Will you transcribe all the entries word for word, skipping the pictures they hold?

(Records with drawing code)
_ _ _ _ _

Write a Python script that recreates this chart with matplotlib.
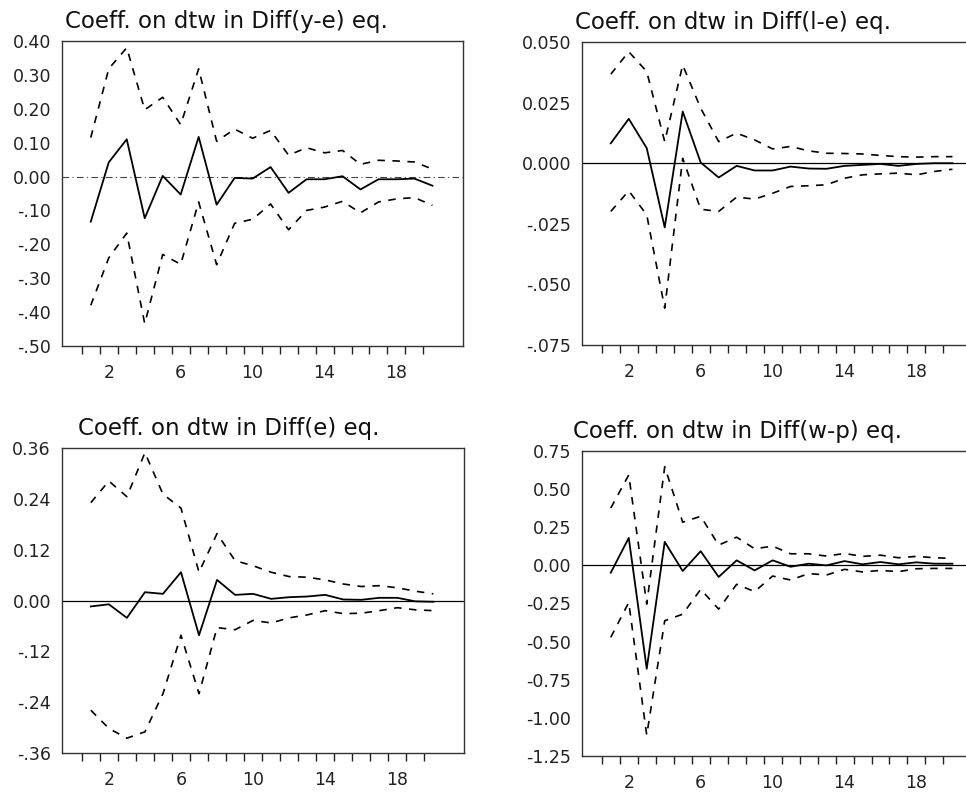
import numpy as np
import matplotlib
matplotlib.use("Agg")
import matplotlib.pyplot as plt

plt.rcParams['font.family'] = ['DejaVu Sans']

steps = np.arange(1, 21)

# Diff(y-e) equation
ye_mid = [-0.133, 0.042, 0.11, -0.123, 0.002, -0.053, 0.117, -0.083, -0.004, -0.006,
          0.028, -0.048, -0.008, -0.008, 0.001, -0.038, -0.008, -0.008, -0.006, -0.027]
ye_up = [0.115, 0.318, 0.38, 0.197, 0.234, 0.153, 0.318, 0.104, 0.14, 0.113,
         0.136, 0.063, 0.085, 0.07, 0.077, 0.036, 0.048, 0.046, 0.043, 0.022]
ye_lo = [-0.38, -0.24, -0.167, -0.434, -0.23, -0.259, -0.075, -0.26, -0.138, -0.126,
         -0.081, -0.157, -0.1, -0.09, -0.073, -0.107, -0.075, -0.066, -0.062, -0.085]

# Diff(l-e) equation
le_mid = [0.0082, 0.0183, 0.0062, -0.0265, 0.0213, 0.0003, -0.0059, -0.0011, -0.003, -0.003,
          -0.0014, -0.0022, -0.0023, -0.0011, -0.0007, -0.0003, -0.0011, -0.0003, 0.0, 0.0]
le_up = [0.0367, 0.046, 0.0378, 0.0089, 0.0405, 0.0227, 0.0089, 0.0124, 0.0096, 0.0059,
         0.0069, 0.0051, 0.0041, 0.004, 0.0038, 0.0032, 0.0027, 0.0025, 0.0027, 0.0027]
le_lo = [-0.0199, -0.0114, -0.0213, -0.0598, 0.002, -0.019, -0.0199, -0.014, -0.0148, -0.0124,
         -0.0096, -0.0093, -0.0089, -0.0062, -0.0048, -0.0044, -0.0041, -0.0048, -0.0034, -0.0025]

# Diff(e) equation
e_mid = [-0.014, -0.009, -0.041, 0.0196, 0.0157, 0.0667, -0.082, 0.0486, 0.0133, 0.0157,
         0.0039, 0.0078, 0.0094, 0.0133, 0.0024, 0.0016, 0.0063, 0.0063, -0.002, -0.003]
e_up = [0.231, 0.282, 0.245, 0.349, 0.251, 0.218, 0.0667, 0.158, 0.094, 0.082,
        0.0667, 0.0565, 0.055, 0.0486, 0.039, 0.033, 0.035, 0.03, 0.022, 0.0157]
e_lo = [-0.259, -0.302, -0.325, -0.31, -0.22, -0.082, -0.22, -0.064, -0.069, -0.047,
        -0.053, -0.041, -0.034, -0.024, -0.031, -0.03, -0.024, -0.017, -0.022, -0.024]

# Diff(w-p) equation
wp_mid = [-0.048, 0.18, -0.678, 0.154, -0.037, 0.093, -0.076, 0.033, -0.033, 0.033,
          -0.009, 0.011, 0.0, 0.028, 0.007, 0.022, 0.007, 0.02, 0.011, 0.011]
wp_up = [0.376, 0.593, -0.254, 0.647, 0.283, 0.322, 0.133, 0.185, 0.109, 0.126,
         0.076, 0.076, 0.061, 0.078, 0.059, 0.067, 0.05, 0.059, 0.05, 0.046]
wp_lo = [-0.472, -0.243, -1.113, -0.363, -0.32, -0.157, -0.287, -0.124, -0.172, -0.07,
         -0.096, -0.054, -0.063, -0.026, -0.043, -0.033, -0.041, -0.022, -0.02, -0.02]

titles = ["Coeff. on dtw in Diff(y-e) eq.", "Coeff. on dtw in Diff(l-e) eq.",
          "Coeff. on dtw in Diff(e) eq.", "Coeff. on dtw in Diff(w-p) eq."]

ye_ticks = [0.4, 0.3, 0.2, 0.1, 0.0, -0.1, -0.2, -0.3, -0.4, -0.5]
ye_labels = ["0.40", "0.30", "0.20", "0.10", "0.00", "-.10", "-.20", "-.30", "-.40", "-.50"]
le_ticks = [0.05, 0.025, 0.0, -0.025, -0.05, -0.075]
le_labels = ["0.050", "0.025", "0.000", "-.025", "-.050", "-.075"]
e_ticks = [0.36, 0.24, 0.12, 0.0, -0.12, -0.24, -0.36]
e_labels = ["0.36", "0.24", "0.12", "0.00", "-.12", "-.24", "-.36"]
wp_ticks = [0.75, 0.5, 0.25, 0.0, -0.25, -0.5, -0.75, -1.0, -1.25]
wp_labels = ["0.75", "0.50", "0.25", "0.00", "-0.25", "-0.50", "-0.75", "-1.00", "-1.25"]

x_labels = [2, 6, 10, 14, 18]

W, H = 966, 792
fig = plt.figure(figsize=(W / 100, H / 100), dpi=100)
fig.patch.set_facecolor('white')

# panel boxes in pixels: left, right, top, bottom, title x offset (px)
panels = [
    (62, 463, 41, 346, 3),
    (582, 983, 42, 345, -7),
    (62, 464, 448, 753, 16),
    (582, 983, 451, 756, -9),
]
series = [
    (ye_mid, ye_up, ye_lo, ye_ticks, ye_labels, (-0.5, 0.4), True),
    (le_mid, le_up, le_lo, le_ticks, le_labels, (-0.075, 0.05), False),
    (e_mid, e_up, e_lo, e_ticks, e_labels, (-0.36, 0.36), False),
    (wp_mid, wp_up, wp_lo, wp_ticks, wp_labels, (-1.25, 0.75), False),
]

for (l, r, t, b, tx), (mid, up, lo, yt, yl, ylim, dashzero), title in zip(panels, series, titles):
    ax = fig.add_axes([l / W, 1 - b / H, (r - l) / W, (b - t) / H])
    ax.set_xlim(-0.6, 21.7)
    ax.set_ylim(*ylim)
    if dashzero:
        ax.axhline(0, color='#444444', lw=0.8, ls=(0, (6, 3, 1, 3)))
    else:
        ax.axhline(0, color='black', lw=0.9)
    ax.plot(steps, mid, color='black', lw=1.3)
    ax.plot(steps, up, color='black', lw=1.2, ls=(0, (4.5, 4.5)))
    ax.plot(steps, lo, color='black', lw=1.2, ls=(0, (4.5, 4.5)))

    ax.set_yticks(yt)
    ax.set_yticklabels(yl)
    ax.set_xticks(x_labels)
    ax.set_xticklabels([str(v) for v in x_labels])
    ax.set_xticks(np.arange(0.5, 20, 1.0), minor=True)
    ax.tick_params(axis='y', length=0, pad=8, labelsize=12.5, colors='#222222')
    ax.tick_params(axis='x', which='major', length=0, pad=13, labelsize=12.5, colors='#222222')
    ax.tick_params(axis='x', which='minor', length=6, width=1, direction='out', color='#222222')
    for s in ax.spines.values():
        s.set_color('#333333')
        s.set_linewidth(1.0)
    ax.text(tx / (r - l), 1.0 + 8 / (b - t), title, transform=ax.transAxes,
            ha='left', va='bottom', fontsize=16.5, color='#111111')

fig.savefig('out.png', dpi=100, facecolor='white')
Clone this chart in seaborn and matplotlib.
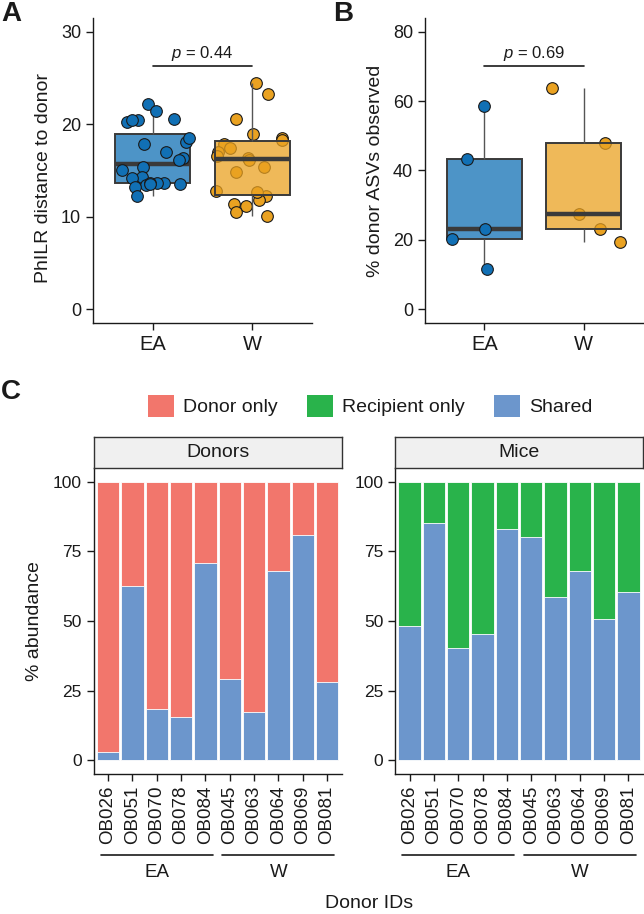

_ _ _ _ _

# Task output
Write a Python script that recreates this chart with matplotlib.
import numpy as np
import matplotlib
matplotlib.use("Agg")
import matplotlib.pyplot as plt

plt.rcParams['font.family'] = ['DejaVu Sans']

steps = np.arange(1, 21)

# Diff(y-e) equation
ye_mid = [-0.133, 0.042, 0.11, -0.123, 0.002, -0.053, 0.117, -0.083, -0.004, -0.006,
          0.028, -0.048, -0.008, -0.008, 0.001, -0.038, -0.008, -0.008, -0.006, -0.027]
ye_up = [0.115, 0.318, 0.38, 0.197, 0.234, 0.153, 0.318, 0.104, 0.14, 0.113,
         0.136, 0.063, 0.085, 0.07, 0.077, 0.036, 0.048, 0.046, 0.043, 0.022]
ye_lo = [-0.38, -0.24, -0.167, -0.434, -0.23, -0.259, -0.075, -0.26, -0.138, -0.126,
         -0.081, -0.157, -0.1, -0.09, -0.073, -0.107, -0.075, -0.066, -0.062, -0.085]

# Diff(l-e) equation
le_mid = [0.0082, 0.0183, 0.0062, -0.0265, 0.0213, 0.0003, -0.0059, -0.0011, -0.003, -0.003,
          -0.0014, -0.0022, -0.0023, -0.0011, -0.0007, -0.0003, -0.0011, -0.0003, 0.0, 0.0]
le_up = [0.0367, 0.046, 0.0378, 0.0089, 0.0405, 0.0227, 0.0089, 0.0124, 0.0096, 0.0059,
         0.0069, 0.0051, 0.0041, 0.004, 0.0038, 0.0032, 0.0027, 0.0025, 0.0027, 0.0027]
le_lo = [-0.0199, -0.0114, -0.0213, -0.0598, 0.002, -0.019, -0.0199, -0.014, -0.0148, -0.0124,
         -0.0096, -0.0093, -0.0089, -0.0062, -0.0048, -0.0044, -0.0041, -0.0048, -0.0034, -0.0025]

# Diff(e) equation
e_mid = [-0.014, -0.009, -0.041, 0.0196, 0.0157, 0.0667, -0.082, 0.0486, 0.0133, 0.0157,
         0.0039, 0.0078, 0.0094, 0.0133, 0.0024, 0.0016, 0.0063, 0.0063, -0.002, -0.003]
e_up = [0.231, 0.282, 0.245, 0.349, 0.251, 0.218, 0.0667, 0.158, 0.094, 0.082,
        0.0667, 0.0565, 0.055, 0.0486, 0.039, 0.033, 0.035, 0.03, 0.022, 0.0157]
e_lo = [-0.259, -0.302, -0.325, -0.31, -0.22, -0.082, -0.22, -0.064, -0.069, -0.047,
        -0.053, -0.041, -0.034, -0.024, -0.031, -0.03, -0.024, -0.017, -0.022, -0.024]

# Diff(w-p) equation
wp_mid = [-0.048, 0.18, -0.678, 0.154, -0.037, 0.093, -0.076, 0.033, -0.033, 0.033,
          -0.009, 0.011, 0.0, 0.028, 0.007, 0.022, 0.007, 0.02, 0.011, 0.011]
wp_up = [0.376, 0.593, -0.254, 0.647, 0.283, 0.322, 0.133, 0.185, 0.109, 0.126,
         0.076, 0.076, 0.061, 0.078, 0.059, 0.067, 0.05, 0.059, 0.05, 0.046]
wp_lo = [-0.472, -0.243, -1.113, -0.363, -0.32, -0.157, -0.287, -0.124, -0.172, -0.07,
         -0.096, -0.054, -0.063, -0.026, -0.043, -0.033, -0.041, -0.022, -0.02, -0.02]

titles = ["Coeff. on dtw in Diff(y-e) eq.", "Coeff. on dtw in Diff(l-e) eq.",
          "Coeff. on dtw in Diff(e) eq.", "Coeff. on dtw in Diff(w-p) eq."]

ye_ticks = [0.4, 0.3, 0.2, 0.1, 0.0, -0.1, -0.2, -0.3, -0.4, -0.5]
ye_labels = ["0.40", "0.30", "0.20", "0.10", "0.00", "-.10", "-.20", "-.30", "-.40", "-.50"]
le_ticks = [0.05, 0.025, 0.0, -0.025, -0.05, -0.075]
le_labels = ["0.050", "0.025", "0.000", "-.025", "-.050", "-.075"]
e_ticks = [0.36, 0.24, 0.12, 0.0, -0.12, -0.24, -0.36]
e_labels = ["0.36", "0.24", "0.12", "0.00", "-.12", "-.24", "-.36"]
wp_ticks = [0.75, 0.5, 0.25, 0.0, -0.25, -0.5, -0.75, -1.0, -1.25]
wp_labels = ["0.75", "0.50", "0.25", "0.00", "-0.25", "-0.50", "-0.75", "-1.00", "-1.25"]

x_labels = [2, 6, 10, 14, 18]

W, H = 966, 792
fig = plt.figure(figsize=(W / 100, H / 100), dpi=100)
fig.patch.set_facecolor('white')

# panel boxes in pixels: left, right, top, bottom, title x offset (px)
panels = [
    (62, 463, 41, 346, 3),
    (582, 983, 42, 345, -7),
    (62, 464, 448, 753, 16),
    (582, 983, 451, 756, -9),
]
series = [
    (ye_mid, ye_up, ye_lo, ye_ticks, ye_labels, (-0.5, 0.4), True),
    (le_mid, le_up, le_lo, le_ticks, le_labels, (-0.075, 0.05), False),
    (e_mid, e_up, e_lo, e_ticks, e_labels, (-0.36, 0.36), False),
    (wp_mid, wp_up, wp_lo, wp_ticks, wp_labels, (-1.25, 0.75), False),
]

for (l, r, t, b, tx), (mid, up, lo, yt, yl, ylim, dashzero), title in zip(panels, series, titles):
    ax = fig.add_axes([l / W, 1 - b / H, (r - l) / W, (b - t) / H])
    ax.set_xlim(-0.6, 21.7)
    ax.set_ylim(*ylim)
    if dashzero:
        ax.axhline(0, color='#444444', lw=0.8, ls=(0, (6, 3, 1, 3)))
    else:
        ax.axhline(0, color='black', lw=0.9)
    ax.plot(steps, mid, color='black', lw=1.3)
    ax.plot(steps, up, color='black', lw=1.2, ls=(0, (4.5, 4.5)))
    ax.plot(steps, lo, color='black', lw=1.2, ls=(0, (4.5, 4.5)))

    ax.set_yticks(yt)
    ax.set_yticklabels(yl)
    ax.set_xticks(x_labels)
    ax.set_xticklabels([str(v) for v in x_labels])
    ax.set_xticks(np.arange(0.5, 20, 1.0), minor=True)
    ax.tick_params(axis='y', length=0, pad=8, labelsize=12.5, colors='#222222')
    ax.tick_params(axis='x', which='major', length=0, pad=13, labelsize=12.5, colors='#222222')
    ax.tick_params(axis='x', which='minor', length=6, width=1, direction='out', color='#222222')
    for s in ax.spines.values():
        s.set_color('#333333')
        s.set_linewidth(1.0)
    ax.text(tx / (r - l), 1.0 + 8 / (b - t), title, transform=ax.transAxes,
            ha='left', va='bottom', fontsize=16.5, color='#111111')

fig.savefig('out.png', dpi=100, facecolor='white')
Clone this chart in seaborn and matplotlib.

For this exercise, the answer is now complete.